Nach Ansicht des Wuppertaler Berufungsgerichts stellte dieses Gedicht einen eindeutigen Angriff auf die Menschenwürde dar. Durch seine Äußerungen spreche Kissel Fremden das soziale Lebensrecht ab. Die Kammer bezog sich bei ihrer Entscheidung unter anderem auf das Bayerische Oberlandesgericht, das 1994 einen Sachbearbeiter in der Ausländerabteilung eines Landratsamtes verurteilt hatte. Dieser hatte an die Wand seines Dienstzimmers ein Flugblatt mit der Überschrift „Der Asylbetrüger“ gehängt, auf dem Asylbewerber pauschal als Aidskranke bezeichnet und als Faulenzer, Rauschgifthändler und Betrüger diffamiert wurden.
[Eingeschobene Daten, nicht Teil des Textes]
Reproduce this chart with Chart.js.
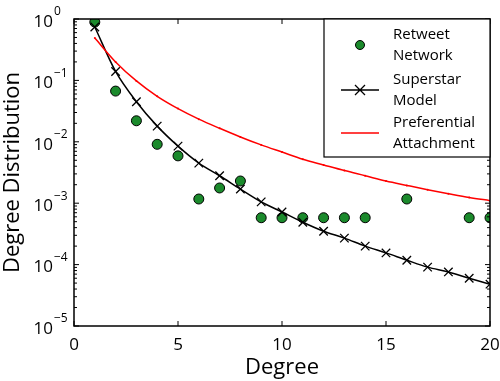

Der Wuppertaler Staatsanwalt, der ebenfalls Freispruch für den tacheles-Redakteur gefordert hatte, wertete Kissels Äußerungen über Fremde als „vom Inhalt her noch wesentlich schlimmer“ als dieses in Bayern aufgetauchte Gedicht. Der Anwalt des angeklagten Studenten bezeichnete es als „unglaublichen Vorgang“ und „völliges Mißverhältnis“, daß nicht von vornherein Günther Kissel wegen Volksverhetzung angeklagt worden sei, sondern statt dessen sein Mandant, der doch nur Kissels Äußerngen öffentlich gemacht habe.

Günther Kissel ist seit Jahren schon Gegenstand heftiger Kontroversen in der bergischen Klingenstadt. Spätestens seitdem er 1979 seine Teilnahme an einem Stammtisch von ehemaligen Waffen-SS-Mitgliedern in einem Leserbrief verteidigte, protestieren aufgebrachte Bürger immer wieder dagegen, daß Kissel häufig von der Stadt Solingen mit umfangreichen Bauaufträgen bedacht wird.

In einem Leserbrief hatte Kissel seine Mitgliedschaft in der Waffen-SS verteidigt und sich bitter darüber beklagt, wie wenig das Vaterland den hohen „Blutzoll“ gedankt habe, den diese „Elitetruppe“ der Wehrmacht durch ihre Schwerpunkteinsätze im Krieg gezahlt habe. Den Fuhrparkt seiner Firma ließ er schon mal mit Aufklebern wie „Freiheit für Rudolf Heß“ ausstatten.

In einem Fernsehinterview zum Prozeß gegen einen ehemaligen KZ-Aufseher, der wegen Mordes zu lebenslanger Haft verurteilt worden war, hatte Kissel geäußert, seiner Meinung nach sei der „Zionismus“ die treibende Kraft hinter diesem Verfahren. In zahlreichen Schreiben setzte sich der Bauunternehmer seinerzeit auch vehement dafür ein, den inhalftierten Auschwitzleugner Thies Christophersen freizulassen.